I have been in Singapore for seven years and there’s one thing that never fails to amaze me. Singaporeans are passionate about education, especially the education of their children. That’s a good thing. Singaporeans should be happy that they are well served by an education system that is simply world-class.
As I am a beneficiary of education myself, I believe in and appreciate the value of education. I’m the only one among my relatives with a degree. When I was young, my parents never encouraged me to study. I did it myself.
Singaporeans should be proud to have two world ranked universities here, NTU and NUS. I am asked everywhere I go at various international conferences the reasons for NTU’s rapid growth. It is precisely because of the Singapore Government’s belief and investment in universities that a young university like NTU can make big leaps internationally in such a short time.

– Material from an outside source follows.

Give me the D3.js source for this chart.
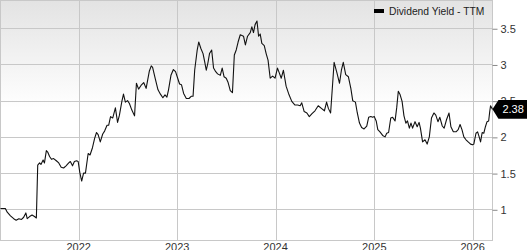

In a wide-ranging interview with the TODAY newspaper last week, I was also asked about my views on university education and whether Singapore faces a potential problem of having too many graduates.
Singapore is creating more university places and now has six universities. The government’s target is to provide university places for 40 per cent of each school cohort by 2020. In my opinion, that is a good target. Where I came from, Sweden, and in the United Kingdom, about 40 per cent of each cohort are degree holders.
I said that as Singapore is a global city connected to other countries in the world – we trade with them, we interact with them – I think Singaporeans cannot be lower educated than the people in America and England. If not, Singapore will become a second-rate country. A target of 40 per cent, up from the current 30 per cent, is good. We need more students to enter university and also to take up postgraduate studies.
I am surprised that after reading the TODAY story, there are online articles with headlines saying that I disagree with the government on the need for more graduates. There is no disagreement. Yes, Singapore needs more graduates to reach the 40 per cent target. But the economy also needs more Singaporeans with diplomas and other industry-relevant vocational training.
Of course not everyone needs to be a professor or a super academic to be successful in life, and there will be others who take diplomas or other vocational training. That’s fine. What is important is that there are different learning avenues and opportunities for advancement for the other 60 per cent to 70 per cent.
The Singapore education path is very streamlined. Most undergraduates enter university after finishing JC, polytechnic or National Service. I think 90 per cent of undergraduates follow this route. That’s the way it is in most countries and Singapore is no different.
The door to a university should also remain open even later in life. If you don’t enter university when you are 19 or 20, you should have that chance at 28, for example, after working for a few years. It will be beneficial even to the younger ones, to have university classmates who are more senior.
I agree with what Prime Minister Lee Hsien Loong said in his National Day Rally speech that Singaporeans should not go on a paper chase for qualifications or degrees, especially if they are not relevant. As I had said in the interview with TODAY, be ambitious but don’t rush into taking a degree. There are always opportunities to improve oneself, to get better qualifications throughout one’s working career.
Today, there is a renewed emphasis on applied and technical education. I am not familiar with what the polytechnics and ITE here do, but I can speak about what NTU is already doing. Education at NTU is already very applied and specialised, for example, in the fields of teaching, journalism, accountancy, engineering and medicine.
We train our students academically and to be technically competent in these professions through hands-on training, industry attachments and internships. In my view, our degree courses for professions like teaching, medicine, journalism, engineering and accountancy need to be both academic and specialised. At least at higher levels of specialised training, that is training provided by the university. It’s not either or; it’s both.
Let me give an example of an engineer’s future. In the industry of tomorrow, the machines will run themselves. The engineer will be the one programming the robot, not the one standing with the machine and doing things. If you go to modern industries in Sweden, the factory floor is almost empty. With such a future in mind, NTU needs to train engineers not just technically but also academically.
NTU today is well-positioned to meet the requirements of the economy. We produce top-quality graduates that the industry needs. We are gaining international recognition for our teaching and research and moving up quickly in the global university rankings. Of course, we should never be complacent and will continue to work hard for it, together with our key stakeholders, so that NTU will continue to be a jewel in Singapore’s higher education landscape.